На сегодняшний день начал работу над моделью с того, что "вылизываю" все поверхности. Восстанавливаю раскрой, подшпаклевываю мелкие раковины.

----------


## Kasatka

а кто производитель модели? смола?

----------


## MAX

Теперь вопрос такой. В принципе, я выбрал будущий вариант окраски своей модели. Вот несколько фото. Автор бывает на этом сайте. Большая просьба - нельзя ли воспользоваться оригинальными фото (полного размера)? Вышлите, пожалуйста на мыло (maxgum@rambler.ru). Гарантирую Ваше авторство и не использование фото кроме как для постройки модели. Есть ли еще фото этого борта (№28)? Заранее благодарен.

----------


## Д.Срибный

"Иногда они возвращаются"! )))
Классно! С удовольствием посмотрим на процесс!

----------


## MAX

> а кто производитель модели? смола?


Это чешская фирма RVHP. Полностью смола. Жуть! Но на правду очень похоже. Все аккуратно (достаточно) и точно. Весит только много. :Smile: 
http://www.hannants.co.uk/search/?FULL=RVHP7122

----------


## MAX

Сегодня окончательно приклеил шайбы килей и поплавки. Вот, что имеется на сегодняшний вечер.

----------


## Helix

МАХ, а вы пробывали избавиться от "линзоватости" при заливке иллюминаторов. И еще, как себя ведет прозрачная смола, п.к. у меня она даже при полном застывании имеет какое-то резиновое состояние, т.е. не как камень. Хотя я и пробывал замешивать с большим кол. отвердителя.

----------


## Helix

Я так думаю прийдется паять шасси из металла, п.к. вес смоляной модели приличный. Вот очередная проблемка будет. :(

----------


## MAX

От линзы не избавиться, к сожалению. Толщина корок достаточно большая и это ведет к линзе. Хорошо, что иллюминаторы мелкие и этого практически не видно. 
Смола нормально затвердела. Никаких нареканий. Правда, и сохнет она у меня почти три года. :Biggrin: 
Шасси у Бе-12 как раз из металла. Только не стальные, а отлиты из белого металла. Мягковатые немного, но думаю, что если заменить пару подкосов на самодельные (стальные), то все будет стоять нормально. По ходу разберемся.
Там по мимо шасси всплыл один неприятный момент. Оказались не совсем верными нижние зализы крыла. В понедельник буду пробовать это дело поправить.

----------


## MAX

Потихонечку процесс движется. По фото и чертежам сделал накладные панели, лючки и зализы. Из смолы будут отлиты маленькие "карманы", коих по всему фюзеляжу порядка 10 шт. (но их покажу позже, когда будут готовы) Из проволоки сделал несколько поручней на фюзеляже. Ну и не удержался - начал расклепывать потихонечку. Попробовал как будет получаться на консоли. Чувствую, процесс затянется. :Wink:

----------


## vomit airways

> Модель сложная и мне понадобится "помощь зала".

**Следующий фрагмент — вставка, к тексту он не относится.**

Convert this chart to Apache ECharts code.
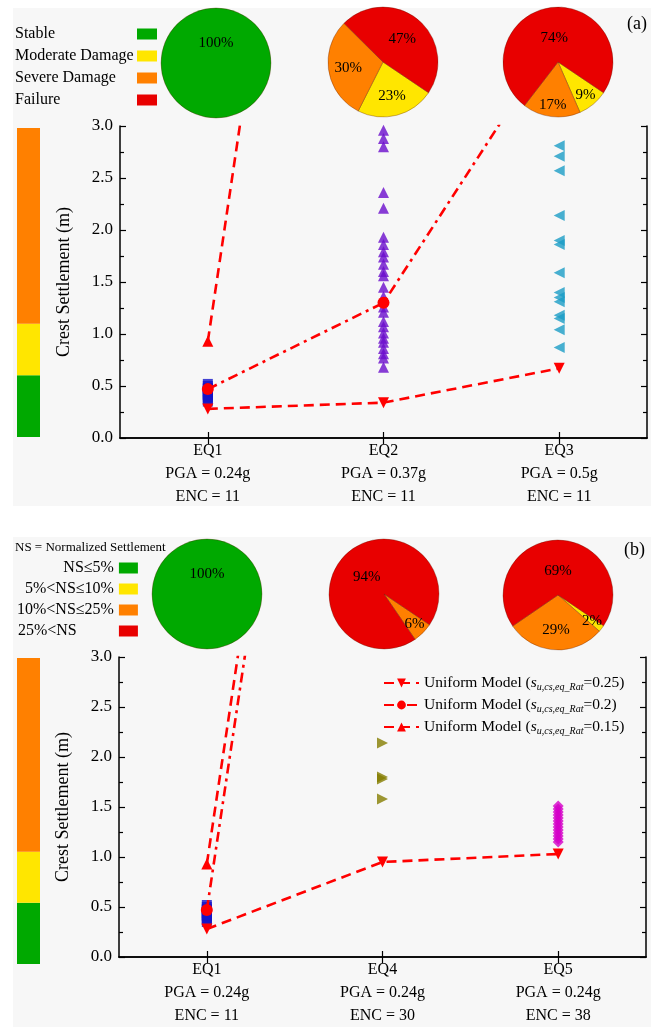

К сожалению, модель надо было править и, естесственно, до сборки... :Frown: 
Как понимаю, используются чертежи Лубнина или Сальникова (с трогательным клепом по линиям стрингеров и шпангоутов). Оба чертежа косячные, но если у Сальникова можно списать на древность, то у Лубнина - просто не грамотные.
Если же создание полной копии целью автора не является, то сама сборка, бесспорно на "5+"! :Smile: 

Живая верхняя плоскось... :Biggrin:

----------


## MAX

Спасибо.
Тут такая штука. В реале клепка конечно потайная и ее почти не видно. С этим ни кто не спорит. Все, что накатано у меня будет еще заполировываться. От исходника, по задумке, должно почти ничего не остаться. Я расчитываю получить тут эффект лишь слегка угадываемой клепеки. Надеюсь, что получится.
А Сальников Андрей, кстати, принимает активное участие в постройки модели. И советом, и очень ценными фото. :Wink:

----------


## vomit airways

> Тут такая штука. В реале клепка конечно потайная и ее почти не видно.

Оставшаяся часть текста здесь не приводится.